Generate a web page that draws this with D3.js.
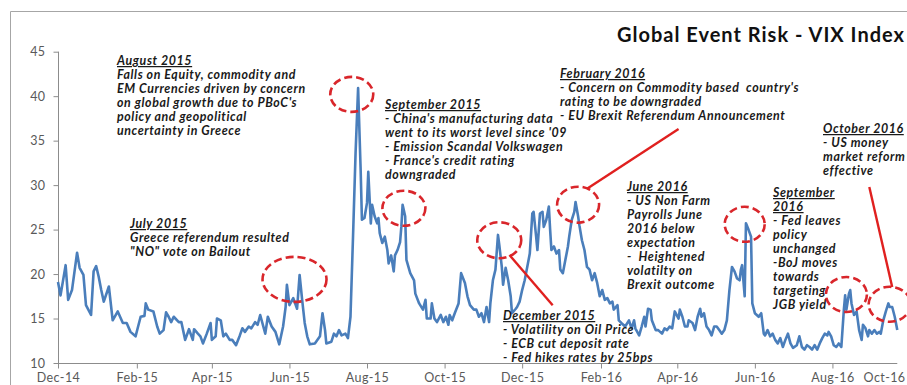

==

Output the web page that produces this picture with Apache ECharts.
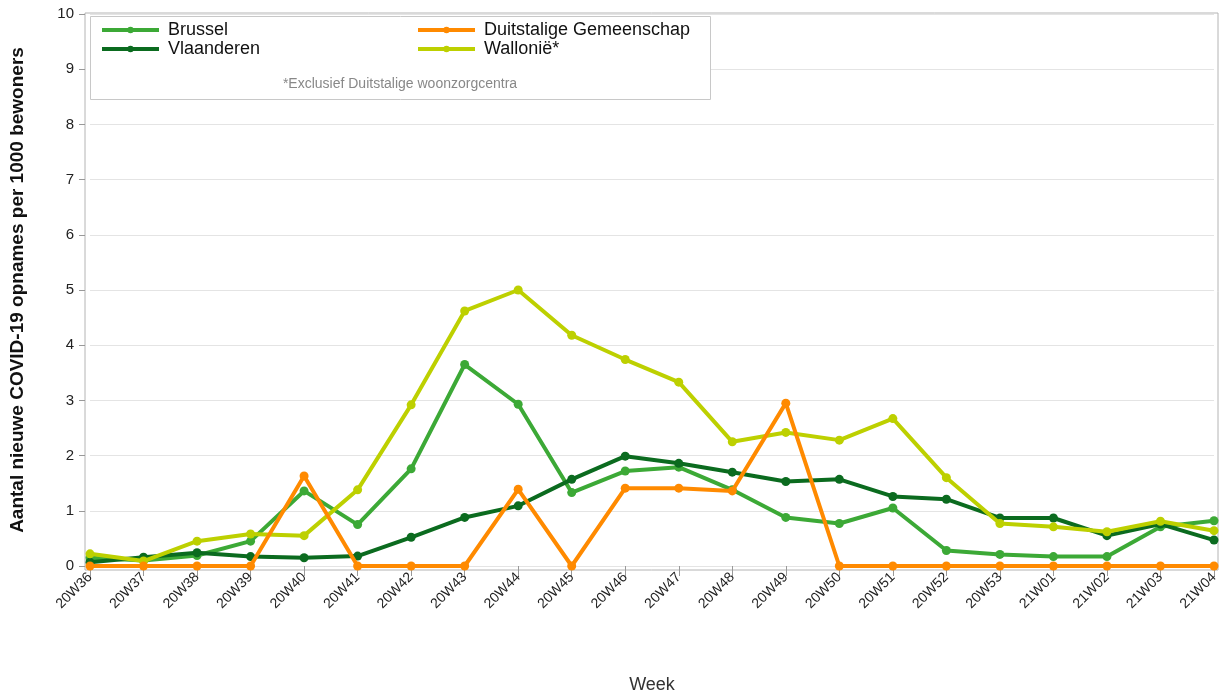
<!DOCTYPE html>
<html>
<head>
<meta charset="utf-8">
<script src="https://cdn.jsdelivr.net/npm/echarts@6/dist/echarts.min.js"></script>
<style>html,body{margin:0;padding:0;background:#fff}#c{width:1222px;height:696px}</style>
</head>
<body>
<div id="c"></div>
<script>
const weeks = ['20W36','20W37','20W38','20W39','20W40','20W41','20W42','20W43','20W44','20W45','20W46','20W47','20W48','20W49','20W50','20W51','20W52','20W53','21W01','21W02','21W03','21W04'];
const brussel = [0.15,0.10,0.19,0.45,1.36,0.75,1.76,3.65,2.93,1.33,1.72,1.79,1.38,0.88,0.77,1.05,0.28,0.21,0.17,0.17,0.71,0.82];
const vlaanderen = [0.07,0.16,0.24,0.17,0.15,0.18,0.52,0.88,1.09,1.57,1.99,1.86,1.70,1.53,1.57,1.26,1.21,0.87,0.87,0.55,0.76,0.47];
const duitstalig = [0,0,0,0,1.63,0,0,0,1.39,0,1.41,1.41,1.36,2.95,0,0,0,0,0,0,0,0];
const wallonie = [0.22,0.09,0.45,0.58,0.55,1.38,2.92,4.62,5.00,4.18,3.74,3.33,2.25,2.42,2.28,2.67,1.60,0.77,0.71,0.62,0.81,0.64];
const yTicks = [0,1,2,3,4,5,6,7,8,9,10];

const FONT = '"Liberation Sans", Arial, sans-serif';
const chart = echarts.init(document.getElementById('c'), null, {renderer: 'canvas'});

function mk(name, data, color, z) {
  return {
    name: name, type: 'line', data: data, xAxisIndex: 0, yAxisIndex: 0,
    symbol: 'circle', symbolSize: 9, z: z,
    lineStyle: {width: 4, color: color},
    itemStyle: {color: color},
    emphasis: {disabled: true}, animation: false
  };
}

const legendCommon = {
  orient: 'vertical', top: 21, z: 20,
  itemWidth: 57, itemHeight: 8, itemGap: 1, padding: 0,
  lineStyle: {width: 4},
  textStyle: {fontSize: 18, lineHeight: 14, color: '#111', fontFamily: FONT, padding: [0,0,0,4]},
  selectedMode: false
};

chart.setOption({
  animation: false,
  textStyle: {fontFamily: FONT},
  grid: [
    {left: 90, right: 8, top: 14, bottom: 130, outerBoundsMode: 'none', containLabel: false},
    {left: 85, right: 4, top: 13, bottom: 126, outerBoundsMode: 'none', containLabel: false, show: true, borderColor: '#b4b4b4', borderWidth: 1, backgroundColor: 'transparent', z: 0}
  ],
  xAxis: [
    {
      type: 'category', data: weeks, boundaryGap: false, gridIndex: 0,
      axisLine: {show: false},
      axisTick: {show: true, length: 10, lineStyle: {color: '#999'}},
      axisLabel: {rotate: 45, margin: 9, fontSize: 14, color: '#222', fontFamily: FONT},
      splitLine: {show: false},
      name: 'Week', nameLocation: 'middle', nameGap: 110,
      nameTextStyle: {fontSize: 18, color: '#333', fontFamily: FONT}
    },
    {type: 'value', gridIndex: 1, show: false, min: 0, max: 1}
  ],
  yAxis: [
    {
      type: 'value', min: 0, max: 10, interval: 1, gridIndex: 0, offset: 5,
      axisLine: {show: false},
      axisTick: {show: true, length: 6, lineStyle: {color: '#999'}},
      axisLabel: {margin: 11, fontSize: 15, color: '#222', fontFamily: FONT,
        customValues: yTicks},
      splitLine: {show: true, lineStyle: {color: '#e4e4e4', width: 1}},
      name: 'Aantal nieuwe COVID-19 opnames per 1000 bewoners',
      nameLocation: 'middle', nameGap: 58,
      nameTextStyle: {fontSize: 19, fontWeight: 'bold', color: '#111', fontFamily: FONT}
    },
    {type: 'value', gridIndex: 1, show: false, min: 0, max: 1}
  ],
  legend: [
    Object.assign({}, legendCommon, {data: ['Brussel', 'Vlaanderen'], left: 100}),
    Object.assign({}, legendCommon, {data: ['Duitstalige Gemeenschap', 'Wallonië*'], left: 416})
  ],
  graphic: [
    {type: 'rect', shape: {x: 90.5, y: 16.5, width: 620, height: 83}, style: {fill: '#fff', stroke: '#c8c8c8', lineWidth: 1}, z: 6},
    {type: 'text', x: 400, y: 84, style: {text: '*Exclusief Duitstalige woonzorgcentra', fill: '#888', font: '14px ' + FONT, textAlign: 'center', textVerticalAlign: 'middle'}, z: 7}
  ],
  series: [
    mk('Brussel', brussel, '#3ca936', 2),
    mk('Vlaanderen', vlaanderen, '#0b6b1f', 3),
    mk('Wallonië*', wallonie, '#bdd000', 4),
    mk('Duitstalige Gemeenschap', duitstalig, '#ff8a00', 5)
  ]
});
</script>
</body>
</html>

...

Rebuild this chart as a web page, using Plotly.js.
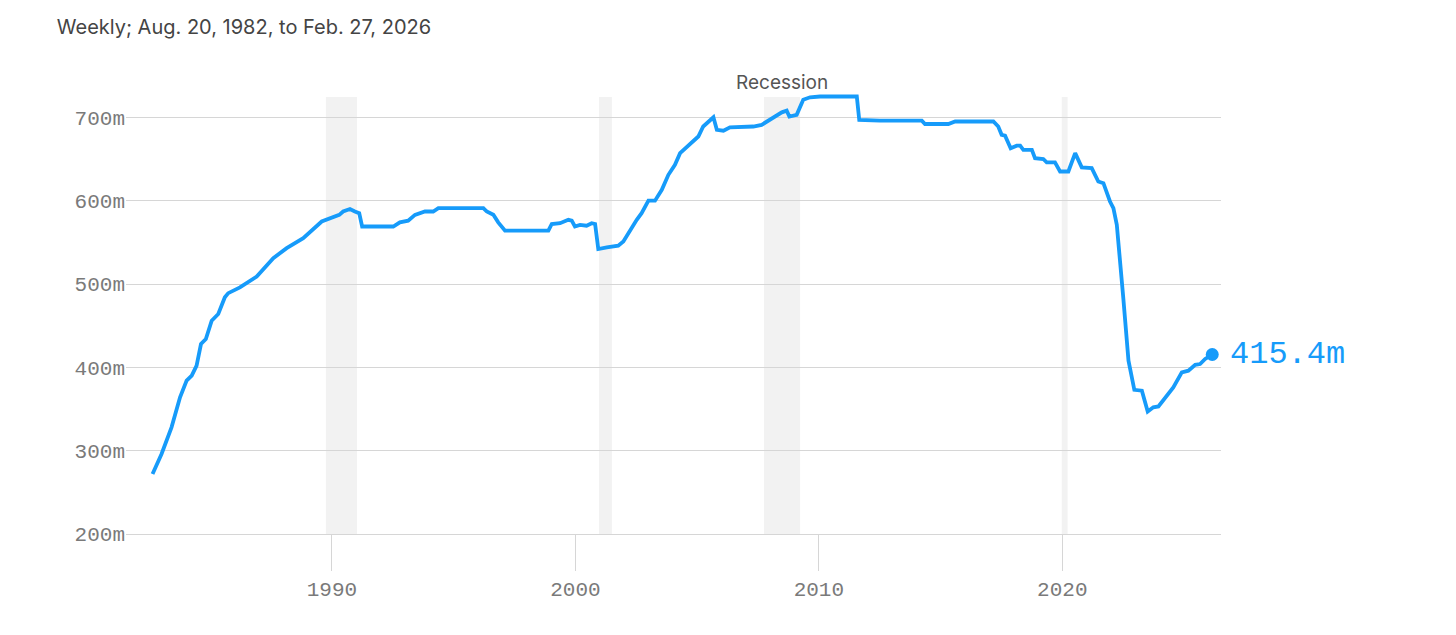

* **Instructions for the task**: Identify every line holding the word "this" and copy it out.

* **Exercise answer**:
Generate a web page that draws this with D3.js.
Output the web page that produces this picture with Apache ECharts.
Rebuild this chart as a web page, using Plotly.js.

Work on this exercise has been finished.